A diverse group, to be sure, and an important representation of the neighborhood.
“On this side (of Binghampton) I’d say it’s about a third refugees, third white residents and then the rest are Latino and African-Americans,” Latta said. “It’s a tremendously diverse neighborhood. When you walk down the street sometimes you can’t guess the language people are speaking.”
Serving the refugee population of the neighborhood is important. Refugee Empowerment Program was one of the first partners in The Commons after it started. The organization uses about half of the building’s space for its youth programming in the summer and after school as well as Sunday School classroom spaces upstairs for English as Second Language classes for adults.
CTC was intentional about the mix of partners in The Commons, Latta said, ensuring that they all resonate with the vision and can contribute to that.
Vaughan said the diversity of The Commons is similar to that of the neighborhood, and something he said is a true positive for the community.
“The diversity isn’t just racial, it’s ethnic, it’s international,” he said. “You have African-Americans, Euro-Americans, Latino-Americans, then all of these folks from Sudan, Somalia, Philippines, China; we’ve got an amazing diversity and that in and of itself is just an incredible blessing.”
Vaughan and his family moved to Binghampton in 2002 from Cooper-Young. He said the image then was that it’s a dangerous place. But his family has found the opposite through the years, in part because of the diversity.
“There is so much happening on the streets,” he said. “People often walk in the streets and traffic has to stop for them. It’s a real gift in a lot of ways. The community is not behind doors. It’s on the streets, in the yards, in Binghampton Park. Our kids were all soccer players and they found themselves at the park in soccer games. Oftentimes soccer games on one end of the field with mostly Latinos and one on the other side that was mostly refugee and Africans. And they had their own side games that were a mixture of everyone.”
Even though the name has been around for several years now, many in the neighborhood still recognize the Everett church name more than The Commons.

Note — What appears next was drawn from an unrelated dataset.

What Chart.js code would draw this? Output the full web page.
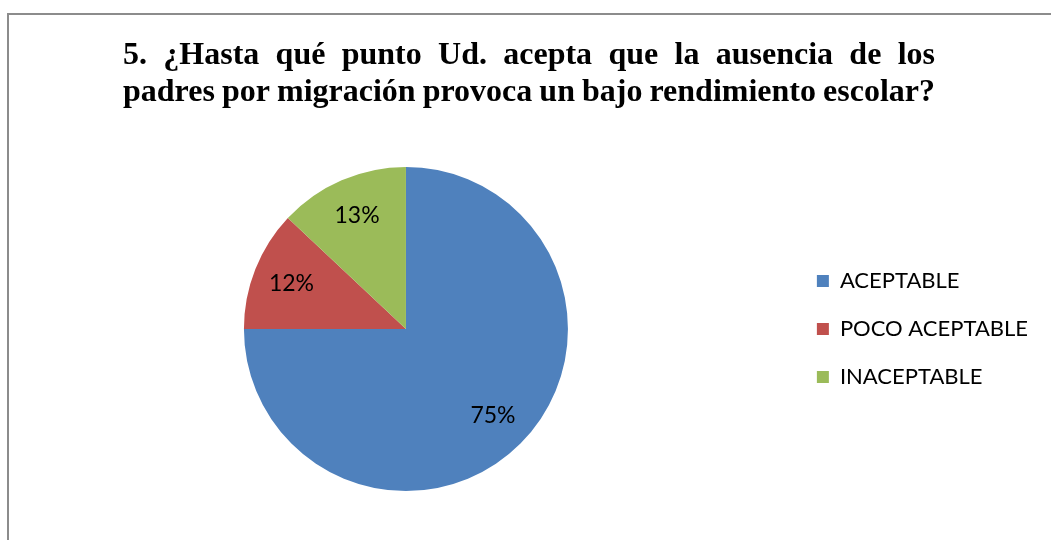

But the word is getting out, in part just by the number of people who are in and out of the building visiting its various partner organizations on any given day or on the weekend for worship services.
With thousands of churches in the Memphis area, some of which are buildings with no or diminished congregations, could The Commons be replicated in other neighborhoods?
“How many neighborhoods are crying out for community centers and how many empty church buildings are in those neighborhoods,” Latta said. “We try to actively encourage things like this through communities of shalom, but we’d be overjoyed to see other congregations and church buildings take on models like this.”